Mps ai titolari di bond: senza aumento conversione forzata. Mps avverte i titolari dei bond subordinati a cui è rivolta l’offerta di conversione volontaria in azioni che qualora l’aumento di capitale da 5 miliardi non dovesse riuscire, i titoli «potrebbero essere soggetti a riduzione del relativo valore nominale» oppure a «conversione forzata» in azioni, secondo i criteri e l’ordine previsto dalla normativa sulle risoluzioni bancarie (che comprende il bail-in).
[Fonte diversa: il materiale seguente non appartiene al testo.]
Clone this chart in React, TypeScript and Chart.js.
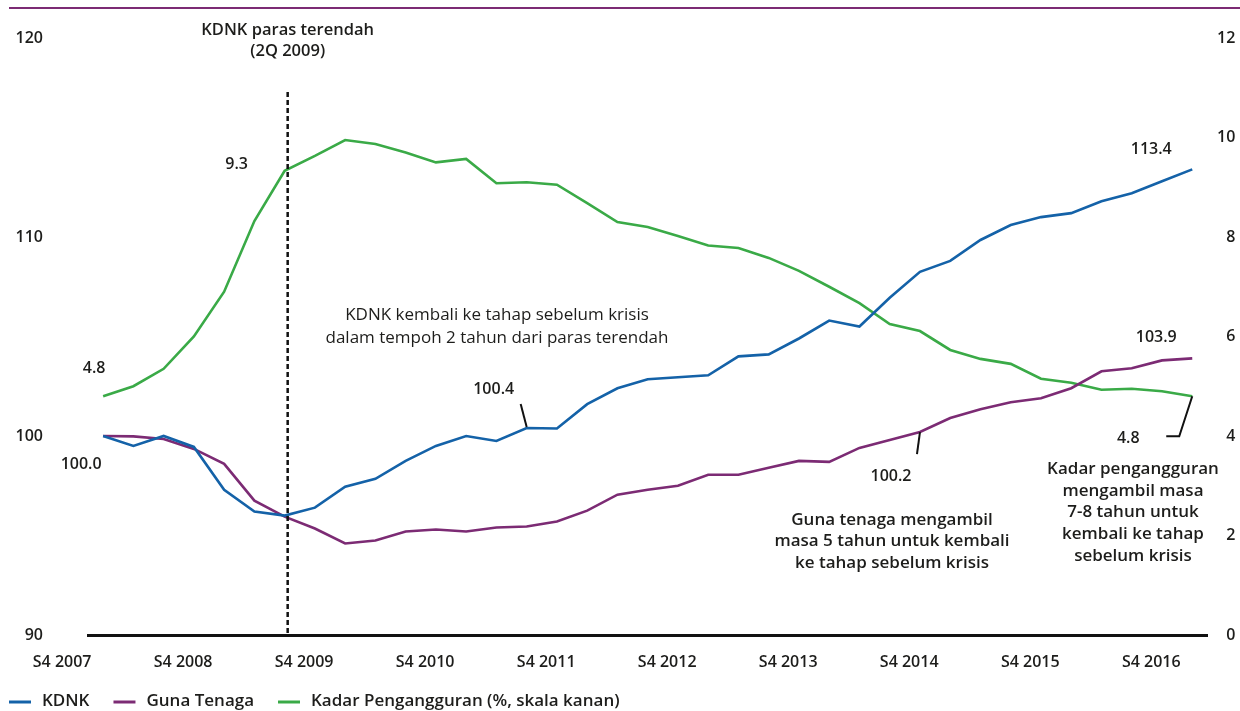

Se l’operazione di messa in sicurezza fallisse e Mps non fosse «in grado di rispettare i requisiti patrimoniali» chiesti dalla Bce, spiega infatti la banca in una nota, l’istituto senese «potrebbe subire un grave pregiudizio per la propria attività, fino a compromettere la sussistenza dei presupposti per la continuità aziendale, nonché importanti effetti negativi sulla propria situazione economica, patrimoniale e finanziaria».

Mps: conversione per 11 bond, controvalore 4,3 mld

Per Mps «un’elevata adesione» alla proposta di conversione assume «fondamentale importanza» per la riuscita dell’aumento di capitale in quanto «consentirebbe di ridurre l’importo» della ricapitalizzazione da collocare sl mercato, con la conseguenza di «aumentarne le probabilità di successo». Mps ricorda che tra le condizioni a cui è soggetto l’impegno delle banche a sottoscrivere il contratto di garanzia dell’inoptato dell’aumento figura anche «l’esito soddisfacente dell’LME (liability management exercise, cioè la conversione dei bond, ndr), secondo il giudizio in buona fede di ciascuno dei membri del Consorzio che agiscono in qualità di Global Coordinators».

«Ne consegue che - prosegue la nota -, ove l’LME non avesse un esito soddisfacente secondo il giudizio in buona fede di ciascuno dei membri del Consorzio che agiscono in qualità di Global Coordinators, verrebbe meno anche l’impegno dei Garanti a sottoscrivere un contratto di garanzia» sull’inoptato e «di conseguenza» Mps «non riuscirebbe verosimilmente a portare a termine l’Aumento». Qualora l’aumento non fosse concluso, Mps «non potrebbe completare il deconsolidamento del Portafoglio NPL», cioè dei crediti in sofferenza. «Ciò - rileva la banca - potrebbe comportare che il medesimo divenga soggetto ad azioni straordinarie da parte delle Autorità competenti, che potrebbero includere, tra le altre, l’applicazione degli strumenti di risoluzione di cui al D. Lgs. 16 novembre 2015, n. 180», che ha recepito la direttiva europea sulla risoluzione delle banche.